Возникает логичный вопрос: стоит ли внешним наблюдателям пытаться давать оценки действиям и заявлениям украинского экспертного сообщества, тем более в ситуации, когда эмоции и без того накалены до предела. Наверное, все-таки стоит, потому что проблема вышла далеко за рамки российско-украинских или внутриукраинских отношений и уже напрямую отражается на Приднестровье.
Достаточно напомнить, что с марта с.г. многие приднестровцы испытывают серьезные проблемы с пересечением украинской границы. В информационном пространстве Украины постоянно витают ужасы, живописующие приднестровскую военную угрозу, а приднестровские беспилотники пугают уже не только традиционно напуганных деятелей «информационного сопротивления» в силу их развитого воображения, но и украинских силовиков. Любые проявления сотрудничества с Россией воспринимаются на Украине теперь как угроза нацбезопасности, и поэтому такой ярлык пытаются повесить и на Приднестровье.

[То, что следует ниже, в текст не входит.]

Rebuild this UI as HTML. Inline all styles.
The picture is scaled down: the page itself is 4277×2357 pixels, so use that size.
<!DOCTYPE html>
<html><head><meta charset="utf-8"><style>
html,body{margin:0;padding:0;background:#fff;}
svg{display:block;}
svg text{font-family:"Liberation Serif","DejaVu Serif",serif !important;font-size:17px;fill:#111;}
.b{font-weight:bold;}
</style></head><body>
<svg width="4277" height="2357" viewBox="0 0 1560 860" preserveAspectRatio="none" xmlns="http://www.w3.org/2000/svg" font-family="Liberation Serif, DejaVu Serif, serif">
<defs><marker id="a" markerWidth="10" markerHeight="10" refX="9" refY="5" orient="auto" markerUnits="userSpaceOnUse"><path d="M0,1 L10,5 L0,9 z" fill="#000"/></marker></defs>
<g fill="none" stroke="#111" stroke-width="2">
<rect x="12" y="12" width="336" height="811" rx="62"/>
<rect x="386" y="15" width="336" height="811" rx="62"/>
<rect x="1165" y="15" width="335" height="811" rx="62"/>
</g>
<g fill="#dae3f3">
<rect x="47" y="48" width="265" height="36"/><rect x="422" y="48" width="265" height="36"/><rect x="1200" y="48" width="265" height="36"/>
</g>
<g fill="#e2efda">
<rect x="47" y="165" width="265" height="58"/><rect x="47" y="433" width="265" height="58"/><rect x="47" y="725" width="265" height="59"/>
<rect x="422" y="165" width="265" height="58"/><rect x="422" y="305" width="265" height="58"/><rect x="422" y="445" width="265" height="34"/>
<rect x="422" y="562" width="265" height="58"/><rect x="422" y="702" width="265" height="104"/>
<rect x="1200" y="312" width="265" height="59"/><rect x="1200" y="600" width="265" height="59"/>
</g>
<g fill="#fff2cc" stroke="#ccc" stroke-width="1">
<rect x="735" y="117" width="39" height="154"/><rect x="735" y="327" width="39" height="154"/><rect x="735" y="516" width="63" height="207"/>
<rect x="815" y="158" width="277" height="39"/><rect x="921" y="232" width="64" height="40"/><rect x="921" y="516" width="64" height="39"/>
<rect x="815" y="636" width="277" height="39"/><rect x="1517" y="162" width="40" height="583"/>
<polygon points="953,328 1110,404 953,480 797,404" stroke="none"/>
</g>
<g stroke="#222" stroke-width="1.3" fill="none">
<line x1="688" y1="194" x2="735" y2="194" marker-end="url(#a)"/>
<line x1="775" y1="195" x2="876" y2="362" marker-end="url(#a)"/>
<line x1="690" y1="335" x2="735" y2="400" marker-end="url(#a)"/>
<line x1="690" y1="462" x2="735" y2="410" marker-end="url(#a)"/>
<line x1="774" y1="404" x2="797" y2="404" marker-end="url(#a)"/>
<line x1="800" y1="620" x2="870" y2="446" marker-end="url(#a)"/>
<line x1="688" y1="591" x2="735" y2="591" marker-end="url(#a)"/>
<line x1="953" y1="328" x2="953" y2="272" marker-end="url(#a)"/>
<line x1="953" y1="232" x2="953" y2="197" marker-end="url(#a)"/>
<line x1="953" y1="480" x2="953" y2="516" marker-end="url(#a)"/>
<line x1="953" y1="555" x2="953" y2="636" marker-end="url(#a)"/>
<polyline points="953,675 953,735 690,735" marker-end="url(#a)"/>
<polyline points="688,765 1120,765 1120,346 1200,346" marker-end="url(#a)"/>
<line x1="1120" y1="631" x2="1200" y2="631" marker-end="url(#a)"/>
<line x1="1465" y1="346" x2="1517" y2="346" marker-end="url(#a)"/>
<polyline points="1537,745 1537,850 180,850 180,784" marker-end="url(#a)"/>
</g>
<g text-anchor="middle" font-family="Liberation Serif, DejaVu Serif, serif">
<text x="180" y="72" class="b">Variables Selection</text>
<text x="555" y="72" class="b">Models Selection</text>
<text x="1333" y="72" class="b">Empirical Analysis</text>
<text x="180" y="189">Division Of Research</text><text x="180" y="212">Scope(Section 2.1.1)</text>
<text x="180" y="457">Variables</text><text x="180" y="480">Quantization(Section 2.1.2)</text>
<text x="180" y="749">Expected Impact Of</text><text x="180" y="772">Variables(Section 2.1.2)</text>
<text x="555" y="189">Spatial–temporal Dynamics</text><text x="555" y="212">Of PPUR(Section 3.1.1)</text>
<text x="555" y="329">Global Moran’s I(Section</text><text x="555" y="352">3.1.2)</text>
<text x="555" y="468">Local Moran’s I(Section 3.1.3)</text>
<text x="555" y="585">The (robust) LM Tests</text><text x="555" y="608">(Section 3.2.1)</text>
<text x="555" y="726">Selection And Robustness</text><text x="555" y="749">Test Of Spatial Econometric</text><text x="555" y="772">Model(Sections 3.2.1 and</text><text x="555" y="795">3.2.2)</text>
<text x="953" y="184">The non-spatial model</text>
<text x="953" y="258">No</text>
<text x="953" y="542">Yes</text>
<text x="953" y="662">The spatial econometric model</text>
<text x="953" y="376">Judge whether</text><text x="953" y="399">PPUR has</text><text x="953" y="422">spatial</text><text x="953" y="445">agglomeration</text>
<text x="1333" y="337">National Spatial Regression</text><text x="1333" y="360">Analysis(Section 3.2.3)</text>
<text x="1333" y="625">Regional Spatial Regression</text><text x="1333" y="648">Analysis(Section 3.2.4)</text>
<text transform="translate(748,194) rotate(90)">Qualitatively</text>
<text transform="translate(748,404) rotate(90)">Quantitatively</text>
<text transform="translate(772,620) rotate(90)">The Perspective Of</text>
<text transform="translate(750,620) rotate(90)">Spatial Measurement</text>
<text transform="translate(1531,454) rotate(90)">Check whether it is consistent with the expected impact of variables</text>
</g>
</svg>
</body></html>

Вполне логично, что такая политика порождает ответные действия и фобии уже в Приднестровье. Теперь и приднестровцы ожидают нападения «Правого сектора», усиливают бдительность и готовятся отразить агрессию «украинских боевиков».
Мы не пытаемся найти ответ на вопрос о «правых и виноватых». Думаю, что большинство приднестровцев, как и автор этих строк, надеется на скорейшее восстановление мира и спокойствия в зоне конфликта, на нормализацию отношений между всеми вовлеченными в него субъектами. И на то, что разумный подход, а не сиюминутная конъюнктура и эмоции, будут преобладать в отношении Приднестровья.
Но нельзя не отметить, что острый конфликт, имеющий сейчас место, переходит в плоскость еще и экспертного противостояния, закрывая важнейший канал общения между гражданским обществом сторон. Очень сложно представить, как общаться с теми, кто вполне серьезно заявляет о том, что «хороший сепаратист – мертвый сепаратист», кто отходит от элементарной объективности, неся тем самым реальную угрозу региональной безопасности.
Уже можно говорить о том, что перспективы экспертного, гражданского, гуманитарного диалога между серьезными научными, академическими центрами России, Украины, Приднестровья и других стран становятся всё более призрачными. Разного рода «обмены письмами», выпады в соцсетях и пр. лишь усугубляют ситуацию. Происходит разрыв человеческих, профессиональных и иных контактов, последствия которого только предстоит оценивать – скорее всего, следующим поколениям:
Но вновь и вновь появится листва,
И наши дети вырастут и внуки,
А гром пальбы в любые торжества
Напомнит нам о той большой разлуке.
Хочется надеяться, что когда-нибудь последствия этого разрыва удастся преодолеть. Хотя, конечно, это будут совсем другие страны и эксперты…
Впрочем, было бы неверным заканчивать этот материал только на грустной ноте. По нашему мнению, пусть это покажется несколько странным, неплохие перспективы открываются перед классической дипломатией, представители которой в силу должностей обязаны общаться друг с другом. Возможно, именно официальный диалог и даст импульс возрождению неофициального, в котором не будет места взаимным оскорблениям, ярлыкам, прозвищам и т.п. Так, как это и должно быть у настоящих дипломатов.